» **Directive**: Transcribe all of the material exactly, except for its pictures.
----------
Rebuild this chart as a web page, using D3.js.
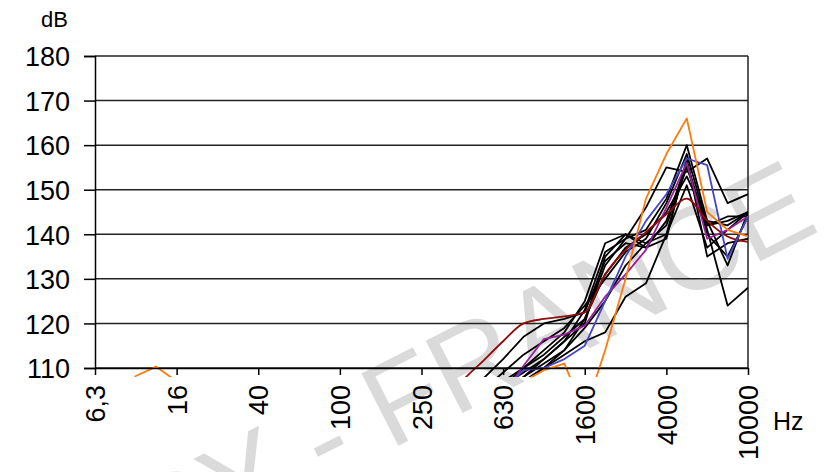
<!DOCTYPE html>
<html>
<head>
<meta charset="utf-8">
<script src="https://cdn.jsdelivr.net/npm/d3@7"></script>
<style>
  body { margin: 0; background: #fff; }
  svg { display: block; font-family: "Liberation Sans", Arial, sans-serif; }
  .grid line { stroke: #222; stroke-width: 1.5; }
  .series { fill: none; stroke-width: 1.8; stroke-linejoin: round; }
</style>
</head>
<body>
<svg id="chart" width="828" height="472"></svg>
<script>
// third-octave bands, 6,3 Hz .. 10 kHz
const bands = ["6,3", "8", "10", "12,5", "16", "20", "25", "31,5", "40", "50", "63", "80", "100", "125", "160",
    "200", "250", "315", "400", "500", "630", "800", "1000", "1250", "1600", "2000", "2500", "3150", "4000",
    "5000", "6300", "8000", "10000"];
const tickBands = ["6,3", "16", "40", "100", "250", "630", "1600", "4000", "10000"];
const yTicks = [110, 120, 130, 140, 150, 160, 170, 180];

// upper bands, 315 Hz .. 10 kHz (used by most series)
const highBands = bands.slice(17);

// black curves (dB, 315 .. 10000 Hz)
const black1 = [95, 99, 102, 105, 108, 112, 116, 123, 136, 139, 141, 148, 160, 143, 142, 145];
const black2 = [94, 98, 101, 104, 107, 110, 114, 121, 133, 139, 146, 155, 154, 157, 147, 149];
const black3 = [96, 100, 103, 106, 110, 114, 118, 125, 138, 140, 138, 140, 156, 141, 124, 128];
const black4 = [99, 104, 107.5, 112, 117, 120, 121, 122.5, 134, 138, 137, 139, 157, 135, 138, 139];
const black5 = [95, 99, 103, 107, 110, 113, 117, 121, 131, 137, 140, 145, 153, 143, 133, 145];
const black6 = [93, 97, 101, 104, 107, 110, 113, 116, 118, 126, 129, 140, 151, 137, 141, 145];
const black7 = [97, 101, 105, 109, 113, 116, 119, 124, 130, 136, 139, 147, 158, 142, 144, 144];
const black8 = [94, 98, 102, 106, 109, 112, 116, 120, 135, 140, 137, 143, 156, 140, 135, 144];
const black9 = [92, 96, 100, 104, 108, 111, 114, 119, 125, 133, 138, 142, 155, 142, 143, 145];

// coloured curves
const blue = [92, 97, 101, 105, 109.5, 110, 112, 115, 125, 135, 143, 149, 157, 155.5, 134.5, 144];
const purple = [92, 96, 100, 104, 110.5, 116.5, 117.5, 119.5, 126, 131, 136.5, 146, 156, 139, 141, 144];
const darkRed = [100, 107, 111.5, 116, 120, 121, 121.6, 122.5, 131, 136.5, 140.5, 144.5, 148, 143, 139.5, 138.3];
// orange covers the whole range (6,3 .. 10000 Hz)
const orange = [96, 100, 108.2, 110.3, 107, 99, 95, 94, 93, 93, 92, 92, 92, 92, 93, 94, 96, 98, 100, 103,
    105, 107, 109.5, 111, 100, 114, 130, 148, 158, 166, 145, 141, 139.5];

const series = [
    { values: black1, band: highBands, color: "#000" },
    { values: black2, band: highBands, color: "#000" },
    { values: black3, band: highBands, color: "#000" },
    { values: black4, band: highBands, color: "#000" },
    { values: black5, band: highBands, color: "#000" },
    { values: black6, band: highBands, color: "#000" },
    { values: black7, band: highBands, color: "#000" },
    { values: black8, band: highBands, color: "#000" },
    { values: black9, band: highBands, color: "#000" },
    { values: purple, band: highBands, color: "#9b1f9b" },
    { values: darkRed, band: highBands, color: "#940a0a", smooth: true },
    { values: blue, band: highBands, color: "#4646c8" },
    { values: orange, band: bands, color: "#ff7a0a" }
];

const svg = d3.select("#chart");
const margin = { left: 95, right: 80, top: 56, bottom: 104 };
const width = +svg.attr("width"), height = +svg.attr("height");
const plotW = 748 - margin.left, plotH = height - margin.top - margin.bottom;

const x = d3.scalePoint().domain(bands).range([0, plotW]);
const y = d3.scaleLinear().domain([110, 180]).range([plotH, 0]);

// watermark behind everything (runs off the page on purpose, as in the original)
svg.append("text")
    .attr("transform", "translate(822,230) rotate(-27)")
    .attr("text-anchor", "end")
    .attr("fill", "#dadada")
    .style("font-size", "118px")
    .text("COPY - FRANCE");

const g = svg.append("g").attr("transform", "translate(" + margin.left + "," + margin.top + ")");

// horizontal grid
g.append("g").attr("class", "grid")
    .selectAll("line")
    .data(yTicks)
    .enter().append("line")
    .attr("x1", 0).attr("x2", plotW)
    .attr("y1", d => y(d)).attr("y2", d => y(d));

// right frame
g.append("line")
    .attr("x1", plotW).attr("x2", plotW)
    .attr("y1", 0).attr("y2", plotH)
    .attr("stroke", "#222").attr("stroke-width", 1.5);

// curves can run a little below 110 dB before they are cut
g.append("clipPath").attr("id", "clip")
    .append("rect").attr("x", 0).attr("y", -5).attr("width", plotW).attr("height", plotH + 14);

const lines = g.append("g").attr("clip-path", "url(#clip)");
for (let s of series) {
    let line = d3.line()
        .x((d, i) => x(s.band[i]))
        .y(d => y(d))
        .curve(s.smooth ? d3.curveMonotoneX : d3.curveLinear);
    lines.append("path")
        .attr("class", "series")
        .attr("stroke", s.color)
        .attr("d", line(s.values));
}

// axes
const yAxis = g.append("g")
    .call(d3.axisLeft(y).tickValues(yTicks).tickSize(11).tickPadding(14));
yAxis.select(".domain").attr("stroke", "#000").attr("stroke-width", 1.5);
yAxis.selectAll(".tick line").attr("stroke", "#000").attr("stroke-width", 1.5);
yAxis.selectAll(".tick text")
    .attr("fill", "#000")
    .style("font-size", "27px")
    .attr("dy", "0.36em");

const xAxis = g.append("g")
    .attr("transform", "translate(0," + plotH + ")")
    .call(d3.axisBottom(x).tickValues(tickBands).tickSize(7).tickSizeOuter(0));
xAxis.select(".domain").attr("stroke", "#000").attr("stroke-width", 1.5);
xAxis.selectAll(".tick line").attr("stroke", "#000").attr("stroke-width", 1.5);
xAxis.selectAll(".tick text")
    .attr("fill", "#000")
    .style("font-size", "27px")
    .attr("transform", "rotate(-90)")
    .attr("text-anchor", "end")
    .attr("x", -17)
    .attr("y", 0)
    .attr("dy", "0.36em");

// unit labels
svg.append("text")
    .attr("x", 68).attr("y", 27)
    .attr("text-anchor", "end")
    .style("font-size", "22px")
    .text("dB");
svg.append("text")
    .attr("x", 773).attr("y", 430)
    .style("font-size", "25px")
    .text("Hz");
</script>
</body>
</html>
----------
» **Correct result**:
Rebuild this chart as a web page, using D3.js.
<!DOCTYPE html>
<html>
<head>
<meta charset="utf-8">
<script src="https://cdn.jsdelivr.net/npm/d3@7"></script>
<style>
  body { margin: 0; background: #fff; }
  svg { display: block; font-family: "Liberation Sans", Arial, sans-serif; }
  .grid line { stroke: #222; stroke-width: 1.5; }
  .series { fill: none; stroke-width: 1.8; stroke-linejoin: round; }
</style>
</head>
<body>
<svg id="chart" width="828" height="472"></svg>
<script>
// third-octave bands, 6,3 Hz .. 10 kHz
const bands = ["6,3", "8", "10", "12,5", "16", "20", "25", "31,5", "40", "50", "63", "80", "100", "125", "160",
    "200", "250", "315", "400", "500", "630", "800", "1000", "1250", "1600", "2000", "2500", "3150", "4000",
    "5000", "6300", "8000", "10000"];
const tickBands = ["6,3", "16", "40", "100", "250", "630", "1600", "4000", "10000"];
const yTicks = [110, 120, 130, 140, 150, 160, 170, 180];

// upper bands, 315 Hz .. 10 kHz (used by most series)
const highBands = bands.slice(17);

// black curves (dB, 315 .. 10000 Hz)
const black1 = [95, 99, 102, 105, 108, 112, 116, 123, 136, 139, 141, 148, 160, 143, 142, 145];
const black2 = [94, 98, 101, 104, 107, 110, 114, 121, 133, 139, 146, 155, 154, 157, 147, 149];
const black3 = [96, 100, 103, 106, 110, 114, 118, 125, 138, 140, 138, 140, 156, 141, 124, 128];
const black4 = [99, 104, 107.5, 112, 117, 120, 121, 122.5, 134, 138, 137, 139, 157, 135, 138, 139];
const black5 = [95, 99, 103, 107, 110, 113, 117, 121, 131, 137, 140, 145, 153, 143, 133, 145];
const black6 = [93, 97, 101, 104, 107, 110, 113, 116, 118, 126, 129, 140, 151, 137, 141, 145];
const black7 = [97, 101, 105, 109, 113, 116, 119, 124, 130, 136, 139, 147, 158, 142, 144, 144];
const black8 = [94, 98, 102, 106, 109, 112, 116, 120, 135, 140, 137, 143, 156, 140, 135, 144];
const black9 = [92, 96, 100, 104, 108, 111, 114, 119, 125, 133, 138, 142, 155, 142, 143, 145];

// coloured curves
const blue = [92, 97, 101, 105, 109.5, 110, 112, 115, 125, 135, 143, 149, 157, 155.5, 134.5, 144];
const purple = [92, 96, 100, 104, 110.5, 116.5, 117.5, 119.5, 126, 131, 136.5, 146, 156, 139, 141, 144];
const darkRed = [100, 107, 111.5, 116, 120, 121, 121.6, 122.5, 131, 136.5, 140.5, 144.5, 148, 143, 139.5, 138.3];
// orange covers the whole range (6,3 .. 10000 Hz)
const orange = [96, 100, 108.2, 110.3, 107, 99, 95, 94, 93, 93, 92, 92, 92, 92, 93, 94, 96, 98, 100, 103,
    105, 107, 109.5, 111, 100, 114, 130, 148, 158, 166, 145, 141, 139.5];

const series = [
    { values: black1, band: highBands, color: "#000" },
    { values: black2, band: highBands, color: "#000" },
    { values: black3, band: highBands, color: "#000" },
    { values: black4, band: highBands, color: "#000" },
    { values: black5, band: highBands, color: "#000" },
    { values: black6, band: highBands, color: "#000" },
    { values: black7, band: highBands, color: "#000" },
    { values: black8, band: highBands, color: "#000" },
    { values: black9, band: highBands, color: "#000" },
    { values: purple, band: highBands, color: "#9b1f9b" },
    { values: darkRed, band: highBands, color: "#940a0a", smooth: true },
    { values: blue, band: highBands, color: "#4646c8" },
    { values: orange, band: bands, color: "#ff7a0a" }
];

const svg = d3.select("#chart");
const margin = { left: 95, right: 80, top: 56, bottom: 104 };
const width = +svg.attr("width"), height = +svg.attr("height");
const plotW = 748 - margin.left, plotH = height - margin.top - margin.bottom;

const x = d3.scalePoint().domain(bands).range([0, plotW]);
const y = d3.scaleLinear().domain([110, 180]).range([plotH, 0]);

// watermark behind everything (runs off the page on purpose, as in the original)
svg.append("text")
    .attr("transform", "translate(822,230) rotate(-27)")
    .attr("text-anchor", "end")
    .attr("fill", "#dadada")
    .style("font-size", "118px")
    .text("COPY - FRANCE");

const g = svg.append("g").attr("transform", "translate(" + margin.left + "," + margin.top + ")");

// horizontal grid
g.append("g").attr("class", "grid")
    .selectAll("line")
    .data(yTicks)
    .enter().append("line")
    .attr("x1", 0).attr("x2", plotW)
    .attr("y1", d => y(d)).attr("y2", d => y(d));

// right frame
g.append("line")
    .attr("x1", plotW).attr("x2", plotW)
    .attr("y1", 0).attr("y2", plotH)
    .attr("stroke", "#222").attr("stroke-width", 1.5);

// curves can run a little below 110 dB before they are cut
g.append("clipPath").attr("id", "clip")
    .append("rect").attr("x", 0).attr("y", -5).attr("width", plotW).attr("height", plotH + 14);

const lines = g.append("g").attr("clip-path", "url(#clip)");
for (let s of series) {
    let line = d3.line()
        .x((d, i) => x(s.band[i]))
        .y(d => y(d))
        .curve(s.smooth ? d3.curveMonotoneX : d3.curveLinear);
    lines.append("path")
        .attr("class", "series")
        .attr("stroke", s.color)
        .attr("d", line(s.values));
}

// axes
const yAxis = g.append("g")
    .call(d3.axisLeft(y).tickValues(yTicks).tickSize(11).tickPadding(14));
yAxis.select(".domain").attr("stroke", "#000").attr("stroke-width", 1.5);
yAxis.selectAll(".tick line").attr("stroke", "#000").attr("stroke-width", 1.5);
yAxis.selectAll(".tick text")
    .attr("fill", "#000")
    .style("font-size", "27px")
    .attr("dy", "0.36em");

const xAxis = g.append("g")
    .attr("transform", "translate(0," + plotH + ")")
    .call(d3.axisBottom(x).tickValues(tickBands).tickSize(7).tickSizeOuter(0));
xAxis.select(".domain").attr("stroke", "#000").attr("stroke-width", 1.5);
xAxis.selectAll(".tick line").attr("stroke", "#000").attr("stroke-width", 1.5);
xAxis.selectAll(".tick text")
    .attr("fill", "#000")
    .style("font-size", "27px")
    .attr("transform", "rotate(-90)")
    .attr("text-anchor", "end")
    .attr("x", -17)
    .attr("y", 0)
    .attr("dy", "0.36em");

// unit labels
svg.append("text")
    .attr("x", 68).attr("y", 27)
    .attr("text-anchor", "end")
    .style("font-size", "22px")
    .text("dB");
svg.append("text")
    .attr("x", 773).attr("y", 430)
    .style("font-size", "25px")
    .text("Hz");
</script>
</body>
</html>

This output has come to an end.